After one of the driest late Springs periods in living memory, we have finally had a few weeks of nice wet Islay weather and boy did we need it! By mid-May we had already cut back on production due to lack of water and we were beginning to worry about our barley. Thankfully the rain has arrived, the still house is in full production and the barley is developing nicely. This year we’ve sown 100 acres across 4 fields and hope to harvest in excess of 200 tonnes come mid-September. As part of our crop rotation strategy the Long Field, one of our largest and most productive fields has been turned over to pasture, in its place we have sown the House and Stone Cottage fields.

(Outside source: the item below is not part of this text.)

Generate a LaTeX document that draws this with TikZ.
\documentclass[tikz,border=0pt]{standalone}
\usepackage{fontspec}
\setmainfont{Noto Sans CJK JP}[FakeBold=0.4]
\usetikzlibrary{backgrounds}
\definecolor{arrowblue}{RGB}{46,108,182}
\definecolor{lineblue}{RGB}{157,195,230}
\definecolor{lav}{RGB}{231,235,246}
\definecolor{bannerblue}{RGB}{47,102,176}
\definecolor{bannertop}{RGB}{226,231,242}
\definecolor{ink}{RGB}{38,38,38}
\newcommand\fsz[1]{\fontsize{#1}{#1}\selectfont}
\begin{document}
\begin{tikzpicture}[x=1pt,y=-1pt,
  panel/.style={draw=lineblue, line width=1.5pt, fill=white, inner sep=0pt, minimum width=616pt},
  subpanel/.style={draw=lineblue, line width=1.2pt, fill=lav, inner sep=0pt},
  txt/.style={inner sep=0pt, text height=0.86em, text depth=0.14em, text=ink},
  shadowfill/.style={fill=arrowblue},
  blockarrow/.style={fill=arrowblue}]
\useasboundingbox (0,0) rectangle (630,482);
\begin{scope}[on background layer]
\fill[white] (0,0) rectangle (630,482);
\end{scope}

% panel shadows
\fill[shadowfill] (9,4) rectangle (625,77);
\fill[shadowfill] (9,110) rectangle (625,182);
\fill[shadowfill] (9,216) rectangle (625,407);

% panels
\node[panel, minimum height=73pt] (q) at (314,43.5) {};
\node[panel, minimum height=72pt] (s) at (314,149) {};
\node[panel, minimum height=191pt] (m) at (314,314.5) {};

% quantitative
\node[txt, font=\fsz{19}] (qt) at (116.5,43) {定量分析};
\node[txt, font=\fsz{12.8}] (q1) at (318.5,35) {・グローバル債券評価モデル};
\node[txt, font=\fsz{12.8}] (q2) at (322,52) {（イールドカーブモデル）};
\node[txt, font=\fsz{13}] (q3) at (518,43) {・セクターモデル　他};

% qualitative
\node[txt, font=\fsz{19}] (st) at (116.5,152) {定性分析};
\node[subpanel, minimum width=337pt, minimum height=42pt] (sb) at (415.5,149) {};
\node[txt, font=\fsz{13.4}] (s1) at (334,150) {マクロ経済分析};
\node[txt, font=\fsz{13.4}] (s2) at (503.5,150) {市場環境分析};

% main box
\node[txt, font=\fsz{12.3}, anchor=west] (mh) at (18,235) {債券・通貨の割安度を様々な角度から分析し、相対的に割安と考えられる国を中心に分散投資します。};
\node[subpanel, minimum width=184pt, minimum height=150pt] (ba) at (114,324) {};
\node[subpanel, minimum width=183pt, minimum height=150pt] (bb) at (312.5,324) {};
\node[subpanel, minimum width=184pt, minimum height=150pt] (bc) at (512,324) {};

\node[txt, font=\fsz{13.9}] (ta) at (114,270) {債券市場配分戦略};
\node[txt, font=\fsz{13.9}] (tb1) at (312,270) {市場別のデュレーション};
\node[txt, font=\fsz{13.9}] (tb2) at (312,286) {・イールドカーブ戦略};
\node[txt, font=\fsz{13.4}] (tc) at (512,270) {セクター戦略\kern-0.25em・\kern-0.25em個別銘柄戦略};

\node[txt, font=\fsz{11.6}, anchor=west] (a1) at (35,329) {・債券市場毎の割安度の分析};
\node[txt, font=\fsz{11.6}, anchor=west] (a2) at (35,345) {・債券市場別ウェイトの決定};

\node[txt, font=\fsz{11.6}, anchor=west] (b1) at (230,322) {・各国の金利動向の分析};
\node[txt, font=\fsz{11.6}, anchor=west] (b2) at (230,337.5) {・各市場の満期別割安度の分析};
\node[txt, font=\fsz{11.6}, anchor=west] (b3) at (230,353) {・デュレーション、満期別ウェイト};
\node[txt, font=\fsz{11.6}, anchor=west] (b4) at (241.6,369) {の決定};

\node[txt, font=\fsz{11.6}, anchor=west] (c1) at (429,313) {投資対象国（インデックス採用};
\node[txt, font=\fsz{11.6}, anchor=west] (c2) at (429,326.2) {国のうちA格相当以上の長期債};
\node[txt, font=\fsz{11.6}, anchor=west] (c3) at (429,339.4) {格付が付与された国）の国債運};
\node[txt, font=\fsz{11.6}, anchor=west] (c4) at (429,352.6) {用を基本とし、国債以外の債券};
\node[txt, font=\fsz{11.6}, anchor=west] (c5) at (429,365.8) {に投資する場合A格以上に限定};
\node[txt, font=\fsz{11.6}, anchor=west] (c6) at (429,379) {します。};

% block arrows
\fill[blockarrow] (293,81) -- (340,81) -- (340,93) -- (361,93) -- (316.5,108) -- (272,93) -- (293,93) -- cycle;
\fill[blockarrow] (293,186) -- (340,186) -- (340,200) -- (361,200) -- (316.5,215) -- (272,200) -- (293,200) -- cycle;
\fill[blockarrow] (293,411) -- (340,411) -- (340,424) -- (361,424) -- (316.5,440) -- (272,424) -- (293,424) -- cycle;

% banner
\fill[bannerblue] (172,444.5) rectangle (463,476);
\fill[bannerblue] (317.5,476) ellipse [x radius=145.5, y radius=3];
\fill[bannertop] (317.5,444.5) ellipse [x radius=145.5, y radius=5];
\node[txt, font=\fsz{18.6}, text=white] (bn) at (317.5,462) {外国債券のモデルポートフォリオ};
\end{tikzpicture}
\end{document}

Having tested a new variety called Octavia last year, Islay Heads General Manager and Andrew Wood our farm contractor have decided to sow 90 acres of Concerto. Concerto has long been our star variety, we’ve grown over 10 different spring barley varieties since we opened in 2005, Concerto has been a consistent performer, producing good yields, standing up to the Islay weather and producing fantastic spirit for over a decade. Our soil and climate seem to suit Concerto well and it produces a beautifully floral spirit with layers of boiled sweets, hay, turmeric and honey which marry nicely with our peating levels and long fermentation.

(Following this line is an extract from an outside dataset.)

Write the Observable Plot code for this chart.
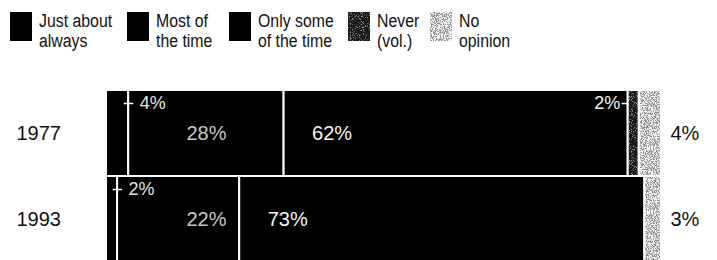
<!DOCTYPE html>
<html><head><meta charset="utf-8">
<script src="https://cdn.jsdelivr.net/npm/d3@7"></script>
<script src="https://cdn.jsdelivr.net/npm/@observablehq/plot@0.6"></script>
<style>
html,body{margin:0;padding:0;background:#fff;overflow:hidden;width:717px;height:260px}
body{font-family:"Liberation Sans",Arial,Helvetica,sans-serif;color:#111}
#legend{position:relative;height:60px;width:717px}
.item{position:absolute;top:0;display:flex;align-items:flex-start}
.item svg{margin-top:12px;margin-right:7px;flex:none}
.lab{font-size:18px;line-height:20px;margin-top:11px;white-space:nowrap;transform:scaleX(0.88);transform-origin:0 0}
#chart svg{display:block}
</style>
</head><body>
<svg width="0" height="0" style="position:absolute">
<defs>
<filter id="noiseLight" x="0" y="0" width="1" height="1" filterUnits="objectBoundingBox" color-interpolation-filters="sRGB">
 <feTurbulence type="fractalNoise" baseFrequency="1.1" numOctaves="1" seed="3" result="n"/>
 <feColorMatrix in="n" type="matrix" values="0 0 0 0 0.55  0 0 0 0 0.55  0 0 0 0 0.55  -8 0 0 0 4.4" result="dots"/>
 <feFlood flood-color="#f8f8f8" result="w"/>
 <feMerge><feMergeNode in="w"/><feMergeNode in="dots"/></feMerge>
</filter>
<filter id="noiseDark" x="0" y="0" width="1" height="1" filterUnits="objectBoundingBox" color-interpolation-filters="sRGB">
 <feTurbulence type="fractalNoise" baseFrequency="1.1" numOctaves="1" seed="7" result="n"/>
 <feColorMatrix in="n" type="matrix" values="0 0 0 0 0.6  0 0 0 0 0.6  0 0 0 0 0.6  9 0 0 0 -5.0" result="dots"/>
 <feFlood flood-color="#1a1a1a" result="w"/>
 <feMerge><feMergeNode in="w"/><feMergeNode in="dots"/></feMerge>
</filter>
<pattern id="patLight" patternUnits="userSpaceOnUse" width="64" height="64"><rect width="64" height="64" fill="#000" filter="url(#noiseLight)"/></pattern>
<pattern id="patDark" patternUnits="userSpaceOnUse" width="64" height="64"><rect width="64" height="64" fill="#000" filter="url(#noiseDark)"/></pattern>
</defs></svg>
<div id="legend"></div>
<div id="chart"></div>
<script>
const years = ["1977", "1993"];
const categories = ["Just about always", "Most of the time", "Only some of the time", "Never (vol.)", "No opinion"];
const legendLines = [["Just about", "always"], ["Most of", "the time"], ["Only some", "of the time"], ["Never", "(vol.)"], ["No", "opinion"]];
const values1977 = [4, 28, 62, 2, 4];
const values1993 = [2, 22, 73, 0, 3];

// styles
const fills = ["#000", "#000", "#000", "url(#patDark)", "url(#patLight)"];
const legendLeft = [10, 127, 229, 348, 430];

const rows = [];
[[years[0], values1977], [years[1], values1993]].forEach(([year, vals]) => {
  let acc = 0;
  vals.forEach((v, i) => {
    rows.push({year, cat: categories[i], idx: i, value: v, x1: acc, x2: acc + v, label: v + "%"});
    acc += v;
  });
});
const shown = rows.filter(d => d.value > 0);
const byIdx = i => shown.filter(d => d.idx === i);
// "Most of the time" labels share one column, at the widest segment's middle
const mostCol = d3.max(byIdx(1), d => (d.x1 + d.x2) / 2);

// legend
const legend = d3.select("#legend");
categories.forEach((c, i) => {
  const it = legend.append("div").attr("class", "item").style("left", legendLeft[i] + "px");
  const s = it.append("svg").attr("width", 22).attr("height", 29);
  s.append("rect").attr("width", 22).attr("height", 29).attr("fill", fills[i]);
  it.append("div").attr("class", "lab").html(legendLines[i].join("<br>"));
});

const chart = Plot.plot({
  width: 717,
  height: 204,
  marginLeft: 106,
  marginRight: 56,
  marginTop: 30,
  marginBottom: 2,
  style: {fontFamily: "'Liberation Sans', Arial, sans-serif", background: "#fff"},
  x: {domain: [0, 100], axis: null},
  y: {domain: years, axis: null, padding: 0},
  color: {domain: categories, range: fills},
  marks: [
    Plot.barX(shown, {x1: "x1", x2: "x2", y: "year", fill: "cat", stroke: "white", strokeWidth: 2}),
    // leaders
    Plot.ruleY(byIdx(0), {y: "year", x1: d => d.x2 - 0.8, x2: d => d.x2 + 0.9, dy: -30, stroke: "white", strokeWidth: 1.5}),
    Plot.ruleY(byIdx(3), {y: "year", x1: d => d.x1 - 1.1, x2: d => d.x1 + 0.1, dy: -30, stroke: "white", strokeWidth: 1.5}),
    // labels
    Plot.text(byIdx(0), {x: "x2", y: "year", text: "label", textAnchor: "start", dx: 11, dy: -30, fill: "#e4e4e4", fontSize: 18}),
    Plot.text(byIdx(1), {x: mostCol, y: "year", text: "label", fill: "#c8c8c8", fontSize: 20}),
    Plot.text(byIdx(2), {x: "x1", y: "year", text: "label", textAnchor: "start", dx: 28, fill: "#f4f4f4", fontSize: 20}),
    Plot.text(byIdx(3), {x: "x1", y: "year", text: "label", textAnchor: "end", dx: -8, dy: -30, fill: "#f4f4f4", fontSize: 18}),
    Plot.text(byIdx(4), {x: 100, y: "year", text: "label", textAnchor: "start", dx: 9, fill: "#111", fontSize: 20}),
    // year labels
    Plot.text(years, {y: d => d, frameAnchor: "left", dx: -90, textAnchor: "start", fill: "#111", fontSize: 20})
  ]
});
document.getElementById("chart").appendChild(chart);
</script>
</body></html>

Islay and Andrew have also trialled a new variety called Sassy. Approved by the Institute of Brewing and Distilling in 2017, Sassy has similar characteristics to Concerto such as straw stiffness and ripening statistics, crucially, tests have shown Sassy to out-yield established varieties by 0.3 t/ac, performing particularly well in Scotland where our longer days help to achieve lower nitrogen levels. We’re hopeful that Sassy will be a worthy addition to Concerto however there is no telling how new varieties will cope with conditions here on Islay and on-farm performance is only one part of the equation, much more important is how a variety pairs with our malting, peating, yeast, and stills to affect the character of our spirit. Fingers crossed for a good growing season, dry weather at harvest and equally good spirit this time next year.